Chevy’s Prince Tribute Is Running In Five Newspapers Today, And It Doesn’t Feel Tacky

WHAT: A full-page print ad running in the Minneapolis Star Tribune, The New York Times, the Detroit Free Press, the Los Angeles Times, and USA Today from Chevy to pay tribute to Prince the day after the the recently departed pop icon’s death.

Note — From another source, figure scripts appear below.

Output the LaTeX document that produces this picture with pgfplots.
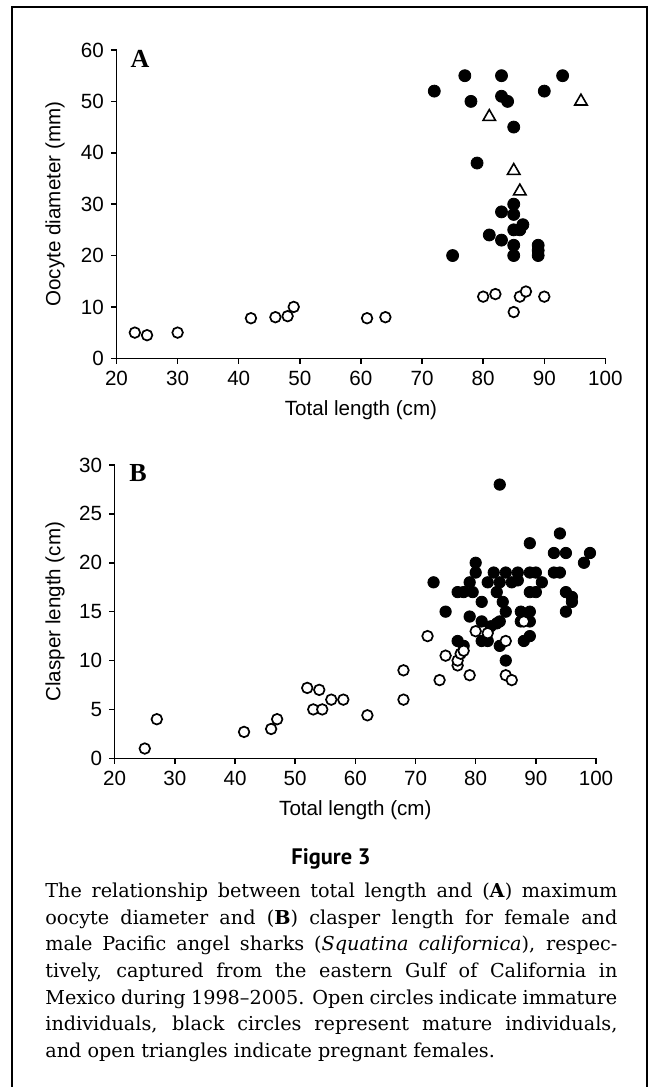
\documentclass[border=0pt]{standalone}
\usepackage{fontspec}
\setmainfont{Liberation Sans}
\newfontfamily\capfont{DejaVu Serif}
\newfontfamily\figfont{PT Sans}
\newfontfamily\letfont{Liberation Serif}
\usepackage{pgfplots}
\pgfplotsset{compat=1.18}

\pgfplotsset{
  panel/.style={scale only axis, axis lines*=left, tick align=outside,
    major tick length=2.8pt, axis line style={line width=0.75pt},
    tick style={line width=0.75pt,black},
    xmin=20, xmax=100, xtick={20,30,...,100}, clip=false,
    tick label style={font=\fontsize{10.3}{12}\selectfont},
    label style={font=\fontsize{10.3}{12}\selectfont},
    /pgf/number format/assume math mode=true},
  imm/.style={only marks, mark=*, mark size=2.65pt,
    mark options={draw=black,fill=white,line width=0.85pt}},
  mat/.style={only marks, mark=*, mark size=3pt,
    mark options={draw=black,fill=black}},
  preg/.style={only marks, mark=triangle, mark size=3.6pt,
    mark options={draw=black,fill=white,line width=0.8pt}},
}

\begin{document}
\begin{tikzpicture}
\useasboundingbox (0,0) rectangle (325pt,-543.5pt);
\draw[line width=1pt] (6pt,-546pt) -- (6pt,-3.5pt) -- (323.5pt,-3.5pt) -- (323.5pt,-546pt);

% panel A: oocyte diameter
\begin{axis}[panel, at={(58.25pt,-179.15pt)}, anchor=south west,
  width=244.45pt, height=154.15pt,
  ymin=0, ymax=60, ytick={0,10,...,60},
  xlabel={Total length (cm)}, ylabel={Oocyte diameter (mm)},
  xlabel style={at={(axis description cs:0.5,-0.1677)},anchor=center},
  ylabel style={at={(axis description cs:-0.1258,0.5)},anchor=center}]
\addplot[mat] coordinates {
  (72,52) (77,55) (83,55) (93,55) (90,52) (78,50) (83,51) (84,50) (85,45)
  (79,38) (85,30) (83,28.5) (85,28) (86.5,26) (85,25) (86,25) (81,24)
  (83,23) (85,22) (85,20) (89,22) (89,21) (89,20) (75,20)};
\addplot[imm] coordinates {
  (23,5) (25,4.5) (30,5) (42,7.8) (46,8) (48,8.2) (49,10) (61,7.8) (64,8)
  (80,12) (82,12.5) (85,9) (86,12) (87,13) (90,12)};
\addplot[preg] coordinates {(81,47) (96,50) (85,36.5) (86,32.5)};
\node[font=\letfont\bfseries\fontsize{13}{14}\selectfont] at (axis cs:23.85,58.2) {A};
\end{axis}

% panel B: clasper length
\begin{axis}[panel, at={(57.35pt,-379.15pt)}, anchor=south west,
  width=240.65pt, height=146.65pt,
  ymin=0, ymax=30, ytick={0,5,...,30},
  xlabel={Total length (cm)}, ylabel={Clasper length (cm)},
  xlabel style={at={(axis description cs:0.5,-0.1763)},anchor=center},
  ylabel style={at={(axis description cs:-0.124,0.5)},anchor=center}]
\addplot[mat, mark size=2.85pt] coordinates {
  (73,18) (75,15) (77,12) (77,17) (78,17) (78,11.5) (79,18) (79,14.5)
  (79.5,17) (80,20) (80,19) (81,16) (81,14) (81,12) (82,18) (82,12)
  (82.5,13.5) (83,19) (83.5,17) (83.5,13.8) (84,28) (84,18) (84,14)
  (84,11.5) (84.5,16) (85,19) (85,15) (85,10) (86,18) (87,19) (87,18.2)
  (87.5,15) (87.5,14) (88,12) (89,22) (89,19) (89,17) (89,15) (89,14)
  (89,12.5) (90,19) (90,17) (91,18) (93,21) (93,19) (94,23) (94,19)
  (95,21) (95,17) (95,15) (96,16) (96,16.5) (98,20) (99,21)};
\addplot[imm] coordinates {
  (25,1) (27,4) (41.5,2.7) (46,3) (47,4) (52,7.2) (53,5) (54,7) (54.5,5)
  (56,6) (58,6) (62,4.4) (68,9) (68,6) (72,12.5) (74,8) (75,10.5) (77,9.5)
  (77,10) (77.5,10.7) (78,11) (79,8.5) (80,13) (82,12.8) (85,8.5) (86,8)
  (85,12) (88,14)};
\node[font=\letfont\bfseries\fontsize{13}{14}\selectfont] at (axis cs:23.9,29.2) {B};
\end{axis}

\node[anchor=base, inner sep=0pt, font=\figfont\bfseries\fontsize{11.2}{13}\selectfont]
  at (165.5pt,-432pt) {Figure 3};
\begin{scope}[every node/.style={anchor=base west, inner sep=0pt,
    font=\capfont\fontsize{9.6}{13.3}\selectfont}]
\node at (22.5pt,-448.65pt) {\makebox[286pt][s]{The relationship between total length and (\textbf{A}) maximum}};
\node at (22.5pt,-462.0pt) {\makebox[286pt][s]{oocyte diameter and (\textbf{B}) clasper length for female and}};
\node at (22.5pt,-475.35pt) {\makebox[286pt][s]{male Pacific angel sharks (\textit{Squatina californica}), respec-}};
\node at (22.5pt,-488.65pt) {\makebox[286pt][s]{tively, captured from the eastern Gulf of California in}};
\node at (22.5pt,-502.0pt) {\makebox[286pt][s]{Mexico during 1998–2005. Open circles indicate immature}};
\node at (22.5pt,-515.35pt) {\makebox[286pt][s]{individuals, black circles represent mature individuals,}};
\node at (22.5pt,-528.65pt) {and open triangles indicate pregnant females.};
\end{scope}
\end{tikzpicture}
\end{document}
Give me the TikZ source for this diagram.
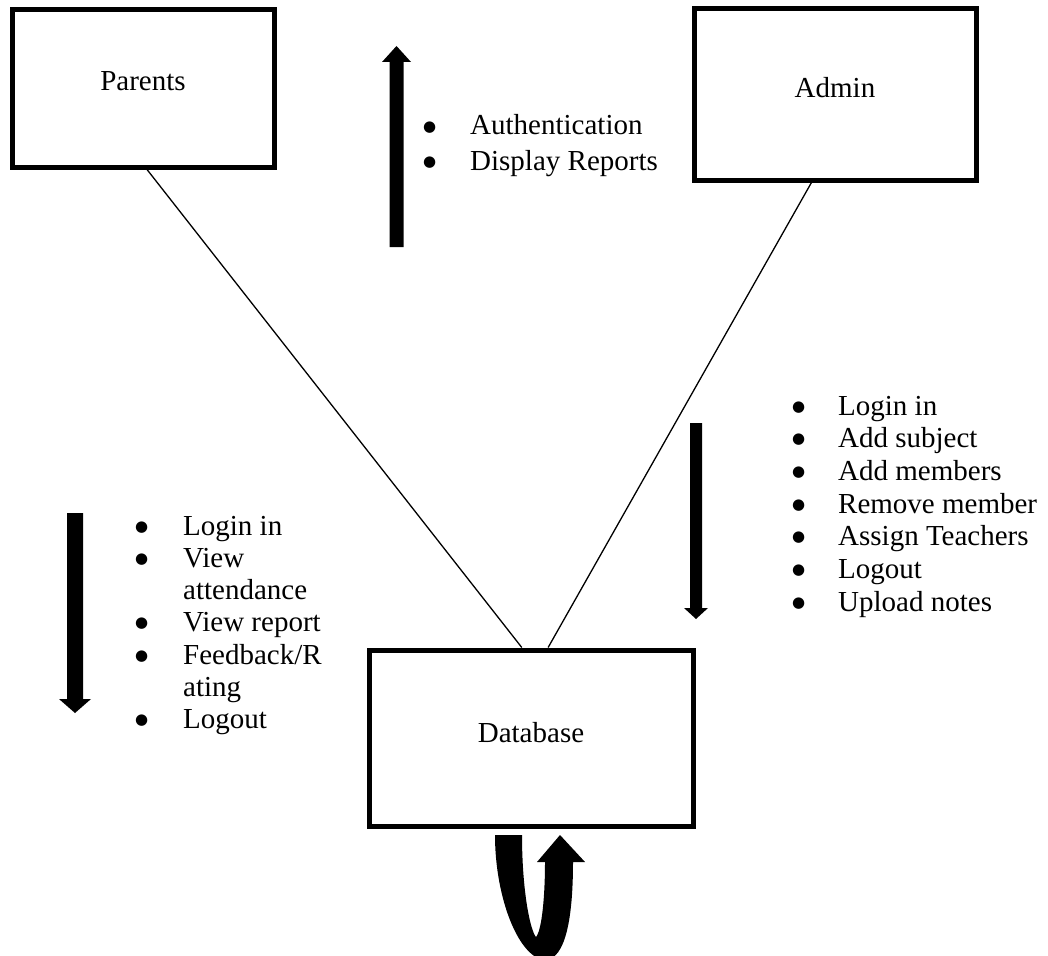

WHO: Commonwealth/McCann for Chevrolet.

WHY WE CARE: Most of the time, when brands engage in the practice of publicly mourning, even the nicer sentiments they express come off as, at best, tone-deaf. Nobody really cares what Hamburger Helper or Cheerios have to say about Prince, and watching these entities that aren’t actually people attempt to engage emotionally has a seriously uncanny valley feel to it. Which is why it was a surprise to find ourselves choked up a bit at this ad from Chevy about Prince’s death. But it makes perfect sense. Prince and Cheerios may not share a connection, but one of Prince’s finer pop moments was 1982’s “Little Red Corvette,” from his seminal album 1999—a song about a fleeting relationship that, like so much in Prince’s discography, took on a new poignance after his death. Where other brands getting in on the mourning felt crass, the manufacturer of the Corvette was able to draw on that existing relationship between their car and Prince’s music to deliver a statement that just felt authentic. The fact that the image doesn’t feature a Chevy logo on it anywhere—just the Corvette iconography that visually tie the image to the song—helps, too. It’s still certainly safer—and often in much better taste—for brands to just let experiences like “grieving” and “sorrow” be experienced solely by the humans they’re attempting to engage with, but when brands cry in a way that’s as tasteful and classy as this ad, we’ll allow it.